- THE REQUEST -
Output the data that follows exactly, line for line.

- RECORDS FOR PROCESSING -
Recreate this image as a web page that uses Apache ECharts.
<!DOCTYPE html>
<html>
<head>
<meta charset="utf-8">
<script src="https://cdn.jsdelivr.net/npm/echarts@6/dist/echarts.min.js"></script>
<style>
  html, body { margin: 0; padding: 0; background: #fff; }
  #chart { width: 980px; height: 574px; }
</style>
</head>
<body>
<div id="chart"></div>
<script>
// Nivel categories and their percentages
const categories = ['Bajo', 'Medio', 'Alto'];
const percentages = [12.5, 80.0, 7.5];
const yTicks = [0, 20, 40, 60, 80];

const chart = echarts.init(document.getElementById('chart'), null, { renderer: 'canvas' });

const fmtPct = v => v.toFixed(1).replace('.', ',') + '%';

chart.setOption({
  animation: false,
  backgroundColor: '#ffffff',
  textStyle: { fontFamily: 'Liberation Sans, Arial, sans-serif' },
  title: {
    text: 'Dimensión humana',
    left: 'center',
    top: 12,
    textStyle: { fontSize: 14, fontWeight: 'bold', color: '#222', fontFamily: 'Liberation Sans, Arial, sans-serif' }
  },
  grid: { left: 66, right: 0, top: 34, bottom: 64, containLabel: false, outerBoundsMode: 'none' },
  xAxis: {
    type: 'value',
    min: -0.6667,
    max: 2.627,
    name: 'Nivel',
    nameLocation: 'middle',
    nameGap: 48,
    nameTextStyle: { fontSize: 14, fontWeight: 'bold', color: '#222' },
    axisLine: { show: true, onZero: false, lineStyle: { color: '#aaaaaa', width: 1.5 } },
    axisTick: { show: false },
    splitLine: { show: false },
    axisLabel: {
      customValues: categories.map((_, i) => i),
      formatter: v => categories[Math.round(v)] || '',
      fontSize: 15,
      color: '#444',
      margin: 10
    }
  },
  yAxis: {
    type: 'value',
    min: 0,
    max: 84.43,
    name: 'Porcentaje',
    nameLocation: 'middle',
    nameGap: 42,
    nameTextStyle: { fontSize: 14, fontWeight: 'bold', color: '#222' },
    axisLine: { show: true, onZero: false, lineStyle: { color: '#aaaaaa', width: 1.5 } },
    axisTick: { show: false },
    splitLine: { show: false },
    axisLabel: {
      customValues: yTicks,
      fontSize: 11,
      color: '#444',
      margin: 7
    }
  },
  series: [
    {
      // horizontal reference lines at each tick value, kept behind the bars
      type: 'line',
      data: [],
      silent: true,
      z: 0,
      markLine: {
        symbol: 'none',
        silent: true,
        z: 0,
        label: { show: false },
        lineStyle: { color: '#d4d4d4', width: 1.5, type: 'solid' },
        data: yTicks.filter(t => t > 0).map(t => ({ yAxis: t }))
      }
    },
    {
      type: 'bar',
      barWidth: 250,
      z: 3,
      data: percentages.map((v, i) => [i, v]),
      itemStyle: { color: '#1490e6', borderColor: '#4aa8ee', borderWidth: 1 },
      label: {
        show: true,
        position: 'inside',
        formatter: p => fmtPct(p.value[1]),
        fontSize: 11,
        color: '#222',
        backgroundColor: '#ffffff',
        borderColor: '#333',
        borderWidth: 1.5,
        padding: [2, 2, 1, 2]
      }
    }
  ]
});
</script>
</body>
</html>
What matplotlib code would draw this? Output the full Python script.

- COMPLETE ANSWER -
Recreate this image as a web page that uses Apache ECharts.
<!DOCTYPE html>
<html>
<head>
<meta charset="utf-8">
<script src="https://cdn.jsdelivr.net/npm/echarts@6/dist/echarts.min.js"></script>
<style>
  html, body { margin: 0; padding: 0; background: #fff; }
  #chart { width: 980px; height: 574px; }
</style>
</head>
<body>
<div id="chart"></div>
<script>
// Nivel categories and their percentages
const categories = ['Bajo', 'Medio', 'Alto'];
const percentages = [12.5, 80.0, 7.5];
const yTicks = [0, 20, 40, 60, 80];

const chart = echarts.init(document.getElementById('chart'), null, { renderer: 'canvas' });

const fmtPct = v => v.toFixed(1).replace('.', ',') + '%';

chart.setOption({
  animation: false,
  backgroundColor: '#ffffff',
  textStyle: { fontFamily: 'Liberation Sans, Arial, sans-serif' },
  title: {
    text: 'Dimensión humana',
    left: 'center',
    top: 12,
    textStyle: { fontSize: 14, fontWeight: 'bold', color: '#222', fontFamily: 'Liberation Sans, Arial, sans-serif' }
  },
  grid: { left: 66, right: 0, top: 34, bottom: 64, containLabel: false, outerBoundsMode: 'none' },
  xAxis: {
    type: 'value',
    min: -0.6667,
    max: 2.627,
    name: 'Nivel',
    nameLocation: 'middle',
    nameGap: 48,
    nameTextStyle: { fontSize: 14, fontWeight: 'bold', color: '#222' },
    axisLine: { show: true, onZero: false, lineStyle: { color: '#aaaaaa', width: 1.5 } },
    axisTick: { show: false },
    splitLine: { show: false },
    axisLabel: {
      customValues: categories.map((_, i) => i),
      formatter: v => categories[Math.round(v)] || '',
      fontSize: 15,
      color: '#444',
      margin: 10
    }
  },
  yAxis: {
    type: 'value',
    min: 0,
    max: 84.43,
    name: 'Porcentaje',
    nameLocation: 'middle',
    nameGap: 42,
    nameTextStyle: { fontSize: 14, fontWeight: 'bold', color: '#222' },
    axisLine: { show: true, onZero: false, lineStyle: { color: '#aaaaaa', width: 1.5 } },
    axisTick: { show: false },
    splitLine: { show: false },
    axisLabel: {
      customValues: yTicks,
      fontSize: 11,
      color: '#444',
      margin: 7
    }
  },
  series: [
    {
      // horizontal reference lines at each tick value, kept behind the bars
      type: 'line',
      data: [],
      silent: true,
      z: 0,
      markLine: {
        symbol: 'none',
        silent: true,
        z: 0,
        label: { show: false },
        lineStyle: { color: '#d4d4d4', width: 1.5, type: 'solid' },
        data: yTicks.filter(t => t > 0).map(t => ({ yAxis: t }))
      }
    },
    {
      type: 'bar',
      barWidth: 250,
      z: 3,
      data: percentages.map((v, i) => [i, v]),
      itemStyle: { color: '#1490e6', borderColor: '#4aa8ee', borderWidth: 1 },
      label: {
        show: true,
        position: 'inside',
        formatter: p => fmtPct(p.value[1]),
        fontSize: 11,
        color: '#222',
        backgroundColor: '#ffffff',
        borderColor: '#333',
        borderWidth: 1.5,
        padding: [2, 2, 1, 2]
      }
    }
  ]
});
</script>
</body>
</html>
What matplotlib code would draw this? Output the full Python script.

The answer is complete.